▸ Goal of the exercise:
Transcribe exactly the lines from the one containing "Write a component" through the one containing "const vacRightTicks = [-50, 300, 50];", both included, and leave out any pictures.

--- Start of Records for this task ---

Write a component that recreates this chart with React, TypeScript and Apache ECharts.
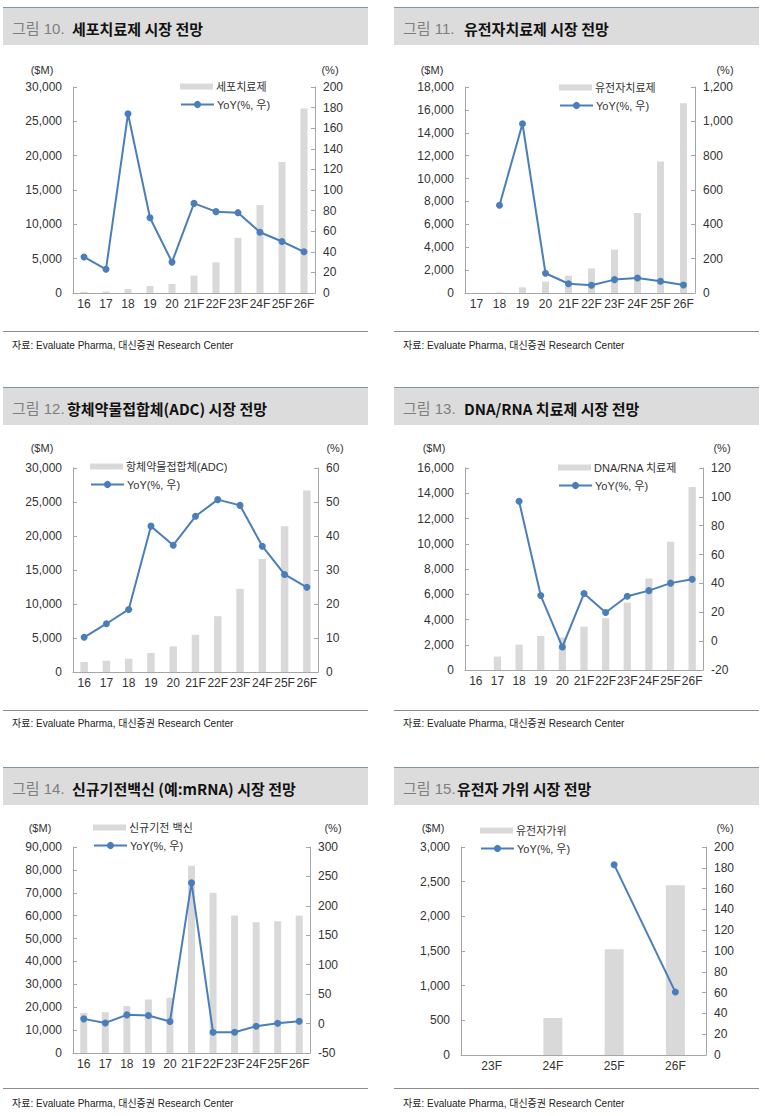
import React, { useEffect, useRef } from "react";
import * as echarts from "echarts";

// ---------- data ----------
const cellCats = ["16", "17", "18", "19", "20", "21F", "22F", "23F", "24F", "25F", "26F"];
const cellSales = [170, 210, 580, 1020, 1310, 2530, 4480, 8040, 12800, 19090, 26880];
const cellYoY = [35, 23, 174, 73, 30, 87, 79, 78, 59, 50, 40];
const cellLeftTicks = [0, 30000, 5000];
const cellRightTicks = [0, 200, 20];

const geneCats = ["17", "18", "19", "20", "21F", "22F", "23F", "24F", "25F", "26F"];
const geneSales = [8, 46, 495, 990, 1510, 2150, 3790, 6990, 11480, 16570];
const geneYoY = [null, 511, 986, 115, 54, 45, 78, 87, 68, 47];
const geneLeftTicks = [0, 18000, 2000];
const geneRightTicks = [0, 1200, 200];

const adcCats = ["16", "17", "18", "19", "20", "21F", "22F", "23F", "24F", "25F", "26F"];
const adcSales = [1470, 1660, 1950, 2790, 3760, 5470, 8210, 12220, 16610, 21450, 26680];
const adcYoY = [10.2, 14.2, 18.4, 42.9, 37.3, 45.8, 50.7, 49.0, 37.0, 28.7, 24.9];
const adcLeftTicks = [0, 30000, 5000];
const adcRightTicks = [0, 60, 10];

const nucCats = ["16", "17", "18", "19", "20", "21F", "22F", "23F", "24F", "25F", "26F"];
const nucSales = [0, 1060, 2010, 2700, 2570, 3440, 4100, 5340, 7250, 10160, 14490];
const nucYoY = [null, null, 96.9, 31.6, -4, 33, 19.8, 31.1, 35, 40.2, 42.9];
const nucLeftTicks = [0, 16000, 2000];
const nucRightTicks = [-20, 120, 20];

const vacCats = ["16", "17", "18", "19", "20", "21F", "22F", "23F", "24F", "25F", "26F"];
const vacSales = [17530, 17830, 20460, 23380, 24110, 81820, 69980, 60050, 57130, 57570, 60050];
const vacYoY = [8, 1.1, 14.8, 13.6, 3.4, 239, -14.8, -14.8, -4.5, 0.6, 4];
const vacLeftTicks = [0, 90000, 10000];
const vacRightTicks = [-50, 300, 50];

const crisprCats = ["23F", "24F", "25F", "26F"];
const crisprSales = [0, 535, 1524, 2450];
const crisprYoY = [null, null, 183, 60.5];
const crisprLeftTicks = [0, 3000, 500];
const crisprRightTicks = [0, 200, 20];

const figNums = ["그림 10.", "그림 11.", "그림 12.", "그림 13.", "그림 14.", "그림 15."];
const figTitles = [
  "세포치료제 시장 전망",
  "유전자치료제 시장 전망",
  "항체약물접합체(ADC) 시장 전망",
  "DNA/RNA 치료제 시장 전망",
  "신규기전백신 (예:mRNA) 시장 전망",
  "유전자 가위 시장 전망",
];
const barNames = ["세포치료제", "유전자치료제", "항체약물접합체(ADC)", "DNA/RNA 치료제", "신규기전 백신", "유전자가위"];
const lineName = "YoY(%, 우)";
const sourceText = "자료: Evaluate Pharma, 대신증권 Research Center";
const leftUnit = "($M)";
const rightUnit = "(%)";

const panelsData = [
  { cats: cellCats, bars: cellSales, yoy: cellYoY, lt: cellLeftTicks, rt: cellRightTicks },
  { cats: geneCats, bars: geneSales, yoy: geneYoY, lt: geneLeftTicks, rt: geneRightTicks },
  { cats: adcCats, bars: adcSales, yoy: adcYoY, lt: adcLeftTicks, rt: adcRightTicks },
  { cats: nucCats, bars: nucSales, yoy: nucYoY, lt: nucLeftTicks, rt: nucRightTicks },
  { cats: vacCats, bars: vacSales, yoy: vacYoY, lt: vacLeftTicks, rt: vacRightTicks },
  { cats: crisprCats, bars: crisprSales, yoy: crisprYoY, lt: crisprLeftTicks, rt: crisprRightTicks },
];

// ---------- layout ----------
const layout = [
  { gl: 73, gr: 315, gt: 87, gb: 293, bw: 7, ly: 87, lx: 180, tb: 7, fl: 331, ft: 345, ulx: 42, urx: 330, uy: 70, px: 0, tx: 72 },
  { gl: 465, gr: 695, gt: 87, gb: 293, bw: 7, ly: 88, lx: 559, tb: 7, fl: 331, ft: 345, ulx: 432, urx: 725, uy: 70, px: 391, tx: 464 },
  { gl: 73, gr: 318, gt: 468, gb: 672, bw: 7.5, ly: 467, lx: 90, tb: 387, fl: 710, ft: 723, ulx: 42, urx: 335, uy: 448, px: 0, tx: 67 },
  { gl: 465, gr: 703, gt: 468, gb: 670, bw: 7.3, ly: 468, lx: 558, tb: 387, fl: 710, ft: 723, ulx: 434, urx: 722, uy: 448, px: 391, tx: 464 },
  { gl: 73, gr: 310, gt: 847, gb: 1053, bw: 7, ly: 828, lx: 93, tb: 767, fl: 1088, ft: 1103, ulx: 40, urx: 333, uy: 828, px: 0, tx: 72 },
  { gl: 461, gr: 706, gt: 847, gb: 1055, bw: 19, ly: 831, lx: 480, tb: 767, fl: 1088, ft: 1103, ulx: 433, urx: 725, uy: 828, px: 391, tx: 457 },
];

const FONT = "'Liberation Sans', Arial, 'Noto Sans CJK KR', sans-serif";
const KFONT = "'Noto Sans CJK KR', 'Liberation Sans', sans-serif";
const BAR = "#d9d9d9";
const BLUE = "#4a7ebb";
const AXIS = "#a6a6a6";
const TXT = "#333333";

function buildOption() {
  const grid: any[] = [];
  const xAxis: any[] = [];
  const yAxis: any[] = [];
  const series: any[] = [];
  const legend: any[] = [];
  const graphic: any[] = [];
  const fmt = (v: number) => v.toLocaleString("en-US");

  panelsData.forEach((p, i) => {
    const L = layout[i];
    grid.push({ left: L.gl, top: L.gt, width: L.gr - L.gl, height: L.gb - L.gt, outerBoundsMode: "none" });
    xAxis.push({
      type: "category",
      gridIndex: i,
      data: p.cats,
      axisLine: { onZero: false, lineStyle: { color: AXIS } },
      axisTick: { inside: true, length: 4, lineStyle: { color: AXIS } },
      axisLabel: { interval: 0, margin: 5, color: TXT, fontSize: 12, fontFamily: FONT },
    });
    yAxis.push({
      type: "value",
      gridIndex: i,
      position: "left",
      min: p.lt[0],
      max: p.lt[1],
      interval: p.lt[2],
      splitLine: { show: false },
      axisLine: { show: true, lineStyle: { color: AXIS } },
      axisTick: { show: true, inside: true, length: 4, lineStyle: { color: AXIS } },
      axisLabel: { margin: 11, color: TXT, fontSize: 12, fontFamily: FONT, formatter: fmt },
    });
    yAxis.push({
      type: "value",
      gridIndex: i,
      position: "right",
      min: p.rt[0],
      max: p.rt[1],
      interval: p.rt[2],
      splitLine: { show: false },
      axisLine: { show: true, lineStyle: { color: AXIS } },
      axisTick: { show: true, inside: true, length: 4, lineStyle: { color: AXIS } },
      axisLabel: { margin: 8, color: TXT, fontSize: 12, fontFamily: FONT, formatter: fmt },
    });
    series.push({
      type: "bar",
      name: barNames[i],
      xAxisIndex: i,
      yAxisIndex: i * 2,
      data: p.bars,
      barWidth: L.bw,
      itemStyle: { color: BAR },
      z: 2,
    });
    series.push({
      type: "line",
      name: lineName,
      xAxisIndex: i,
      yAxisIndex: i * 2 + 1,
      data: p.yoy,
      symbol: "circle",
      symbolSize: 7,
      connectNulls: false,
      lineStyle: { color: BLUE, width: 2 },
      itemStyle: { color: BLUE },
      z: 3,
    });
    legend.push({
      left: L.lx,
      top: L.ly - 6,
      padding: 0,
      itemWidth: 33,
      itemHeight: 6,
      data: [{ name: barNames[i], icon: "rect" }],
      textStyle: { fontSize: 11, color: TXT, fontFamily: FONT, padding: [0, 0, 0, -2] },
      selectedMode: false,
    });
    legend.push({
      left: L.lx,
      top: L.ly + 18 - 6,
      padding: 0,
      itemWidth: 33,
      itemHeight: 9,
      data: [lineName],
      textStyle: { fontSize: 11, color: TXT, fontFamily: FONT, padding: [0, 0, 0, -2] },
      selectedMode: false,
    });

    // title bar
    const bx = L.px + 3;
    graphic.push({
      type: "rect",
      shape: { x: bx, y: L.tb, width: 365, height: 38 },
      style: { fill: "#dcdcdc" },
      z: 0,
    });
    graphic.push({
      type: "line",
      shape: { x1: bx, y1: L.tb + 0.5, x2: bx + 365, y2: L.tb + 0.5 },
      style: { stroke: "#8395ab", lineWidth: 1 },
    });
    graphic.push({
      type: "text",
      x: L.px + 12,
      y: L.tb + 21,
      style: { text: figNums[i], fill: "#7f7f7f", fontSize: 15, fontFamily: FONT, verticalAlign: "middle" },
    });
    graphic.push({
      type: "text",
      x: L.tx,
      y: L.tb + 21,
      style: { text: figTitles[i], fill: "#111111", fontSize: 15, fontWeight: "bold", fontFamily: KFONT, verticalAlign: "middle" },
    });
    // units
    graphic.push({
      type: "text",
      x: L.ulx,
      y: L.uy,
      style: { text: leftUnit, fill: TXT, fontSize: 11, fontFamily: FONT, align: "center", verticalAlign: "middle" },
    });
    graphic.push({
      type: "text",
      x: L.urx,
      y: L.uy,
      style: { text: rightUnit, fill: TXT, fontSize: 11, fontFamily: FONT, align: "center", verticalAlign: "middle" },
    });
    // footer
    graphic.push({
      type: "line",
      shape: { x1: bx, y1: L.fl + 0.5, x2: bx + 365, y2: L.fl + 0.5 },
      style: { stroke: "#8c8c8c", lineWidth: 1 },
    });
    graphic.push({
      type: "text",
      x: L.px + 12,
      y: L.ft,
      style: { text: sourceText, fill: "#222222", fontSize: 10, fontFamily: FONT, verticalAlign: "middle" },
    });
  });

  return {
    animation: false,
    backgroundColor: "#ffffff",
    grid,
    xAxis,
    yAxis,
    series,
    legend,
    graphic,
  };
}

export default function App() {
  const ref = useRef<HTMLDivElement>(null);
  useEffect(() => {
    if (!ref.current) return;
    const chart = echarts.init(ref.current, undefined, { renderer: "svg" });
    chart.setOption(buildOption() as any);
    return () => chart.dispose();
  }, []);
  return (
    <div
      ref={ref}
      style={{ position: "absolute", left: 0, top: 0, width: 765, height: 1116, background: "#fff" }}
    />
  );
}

--- End of Records for this task ---
--- Start of Records for this task ---

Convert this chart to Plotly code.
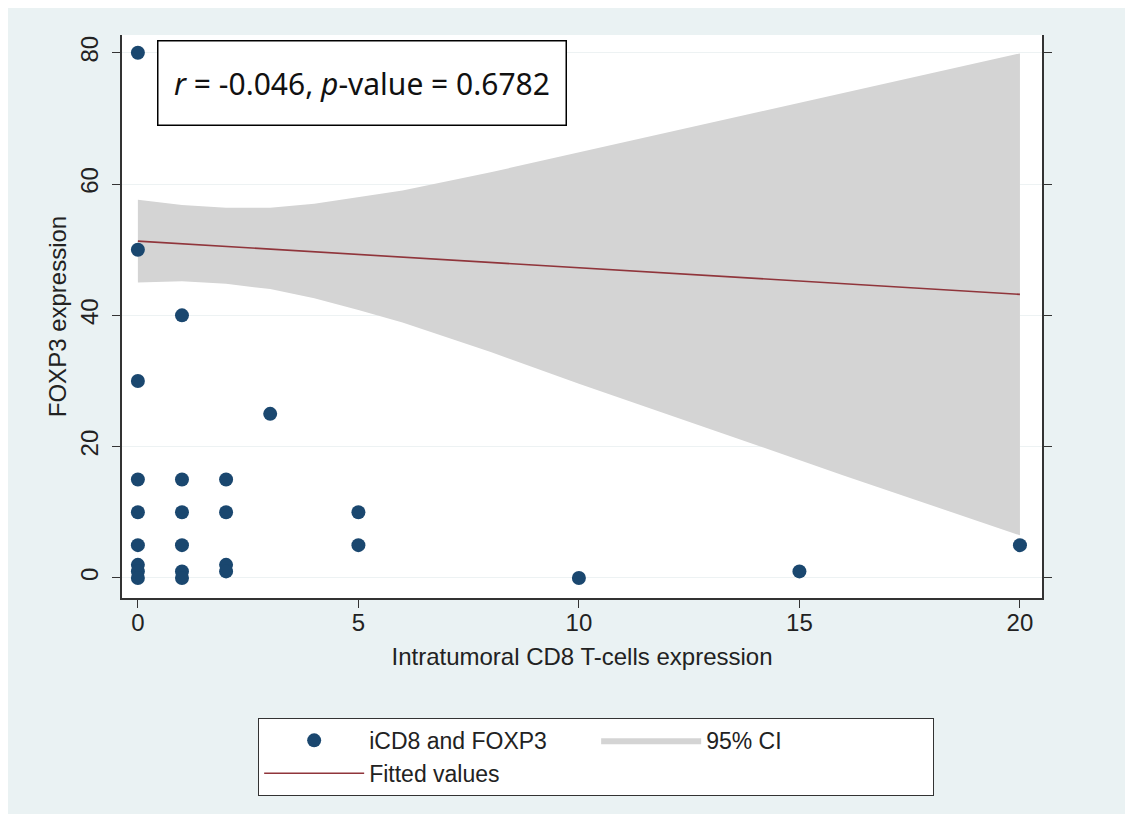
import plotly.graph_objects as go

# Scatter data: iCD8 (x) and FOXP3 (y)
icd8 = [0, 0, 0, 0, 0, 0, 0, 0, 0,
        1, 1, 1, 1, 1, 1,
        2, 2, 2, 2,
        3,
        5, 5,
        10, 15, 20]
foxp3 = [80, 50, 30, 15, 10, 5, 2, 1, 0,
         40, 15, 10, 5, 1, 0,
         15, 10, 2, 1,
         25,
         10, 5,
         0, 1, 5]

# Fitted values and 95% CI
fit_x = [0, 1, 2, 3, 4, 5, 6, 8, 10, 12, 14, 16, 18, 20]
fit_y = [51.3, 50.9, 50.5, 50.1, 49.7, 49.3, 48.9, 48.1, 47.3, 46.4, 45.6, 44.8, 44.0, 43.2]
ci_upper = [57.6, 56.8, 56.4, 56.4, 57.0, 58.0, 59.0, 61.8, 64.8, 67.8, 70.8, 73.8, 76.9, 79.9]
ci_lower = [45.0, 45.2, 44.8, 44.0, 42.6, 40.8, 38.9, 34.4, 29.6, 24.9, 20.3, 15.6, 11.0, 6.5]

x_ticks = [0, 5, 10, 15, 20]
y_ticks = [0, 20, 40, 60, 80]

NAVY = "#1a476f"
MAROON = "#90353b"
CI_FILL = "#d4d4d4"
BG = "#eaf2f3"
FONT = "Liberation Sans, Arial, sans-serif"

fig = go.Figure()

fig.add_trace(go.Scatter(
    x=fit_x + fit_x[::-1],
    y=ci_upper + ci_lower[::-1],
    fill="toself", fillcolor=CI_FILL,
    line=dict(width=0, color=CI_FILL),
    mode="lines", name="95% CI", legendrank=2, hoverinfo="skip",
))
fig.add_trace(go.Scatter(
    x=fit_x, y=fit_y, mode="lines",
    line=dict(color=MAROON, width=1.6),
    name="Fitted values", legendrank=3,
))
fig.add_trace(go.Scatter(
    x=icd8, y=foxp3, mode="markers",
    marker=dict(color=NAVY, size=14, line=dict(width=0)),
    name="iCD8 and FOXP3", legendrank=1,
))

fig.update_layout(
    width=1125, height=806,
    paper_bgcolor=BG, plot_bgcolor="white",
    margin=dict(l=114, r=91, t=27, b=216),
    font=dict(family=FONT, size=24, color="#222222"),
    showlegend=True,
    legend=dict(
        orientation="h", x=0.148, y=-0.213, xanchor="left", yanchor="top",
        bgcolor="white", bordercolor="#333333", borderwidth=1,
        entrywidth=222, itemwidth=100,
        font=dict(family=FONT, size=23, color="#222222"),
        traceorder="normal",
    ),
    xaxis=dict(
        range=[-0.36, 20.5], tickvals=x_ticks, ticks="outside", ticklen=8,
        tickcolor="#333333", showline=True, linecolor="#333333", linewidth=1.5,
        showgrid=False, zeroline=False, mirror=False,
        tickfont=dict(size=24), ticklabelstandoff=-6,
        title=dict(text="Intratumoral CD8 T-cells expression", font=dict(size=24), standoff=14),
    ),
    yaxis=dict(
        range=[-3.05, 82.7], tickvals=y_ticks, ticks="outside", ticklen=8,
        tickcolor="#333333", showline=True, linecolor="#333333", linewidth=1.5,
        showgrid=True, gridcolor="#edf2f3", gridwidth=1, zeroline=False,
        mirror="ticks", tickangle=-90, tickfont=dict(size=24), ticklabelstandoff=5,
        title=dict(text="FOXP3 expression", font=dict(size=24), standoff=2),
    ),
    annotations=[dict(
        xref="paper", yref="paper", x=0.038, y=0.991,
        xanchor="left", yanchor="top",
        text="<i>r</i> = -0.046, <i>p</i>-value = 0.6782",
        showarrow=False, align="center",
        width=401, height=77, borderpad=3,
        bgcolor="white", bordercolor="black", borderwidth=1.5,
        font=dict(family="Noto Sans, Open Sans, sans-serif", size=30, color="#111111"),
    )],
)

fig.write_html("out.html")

--- End of Records for this task ---

▸ Response:
Write a component that recreates this chart with React, TypeScript and Apache ECharts.
import React, { useEffect, useRef } from "react";
import * as echarts from "echarts";

// ---------- data ----------
const cellCats = ["16", "17", "18", "19", "20", "21F", "22F", "23F", "24F", "25F", "26F"];
const cellSales = [170, 210, 580, 1020, 1310, 2530, 4480, 8040, 12800, 19090, 26880];
const cellYoY = [35, 23, 174, 73, 30, 87, 79, 78, 59, 50, 40];
const cellLeftTicks = [0, 30000, 5000];
const cellRightTicks = [0, 200, 20];

const geneCats = ["17", "18", "19", "20", "21F", "22F", "23F", "24F", "25F", "26F"];
const geneSales = [8, 46, 495, 990, 1510, 2150, 3790, 6990, 11480, 16570];
const geneYoY = [null, 511, 986, 115, 54, 45, 78, 87, 68, 47];
const geneLeftTicks = [0, 18000, 2000];
const geneRightTicks = [0, 1200, 200];

const adcCats = ["16", "17", "18", "19", "20", "21F", "22F", "23F", "24F", "25F", "26F"];
const adcSales = [1470, 1660, 1950, 2790, 3760, 5470, 8210, 12220, 16610, 21450, 26680];
const adcYoY = [10.2, 14.2, 18.4, 42.9, 37.3, 45.8, 50.7, 49.0, 37.0, 28.7, 24.9];
const adcLeftTicks = [0, 30000, 5000];
const adcRightTicks = [0, 60, 10];

const nucCats = ["16", "17", "18", "19", "20", "21F", "22F", "23F", "24F", "25F", "26F"];
const nucSales = [0, 1060, 2010, 2700, 2570, 3440, 4100, 5340, 7250, 10160, 14490];
const nucYoY = [null, null, 96.9, 31.6, -4, 33, 19.8, 31.1, 35, 40.2, 42.9];
const nucLeftTicks = [0, 16000, 2000];
const nucRightTicks = [-20, 120, 20];

const vacCats = ["16", "17", "18", "19", "20", "21F", "22F", "23F", "24F", "25F", "26F"];
const vacSales = [17530, 17830, 20460, 23380, 24110, 81820, 69980, 60050, 57130, 57570, 60050];
const vacYoY = [8, 1.1, 14.8, 13.6, 3.4, 239, -14.8, -14.8, -4.5, 0.6, 4];
const vacLeftTicks = [0, 90000, 10000];
const vacRightTicks = [-50, 300, 50];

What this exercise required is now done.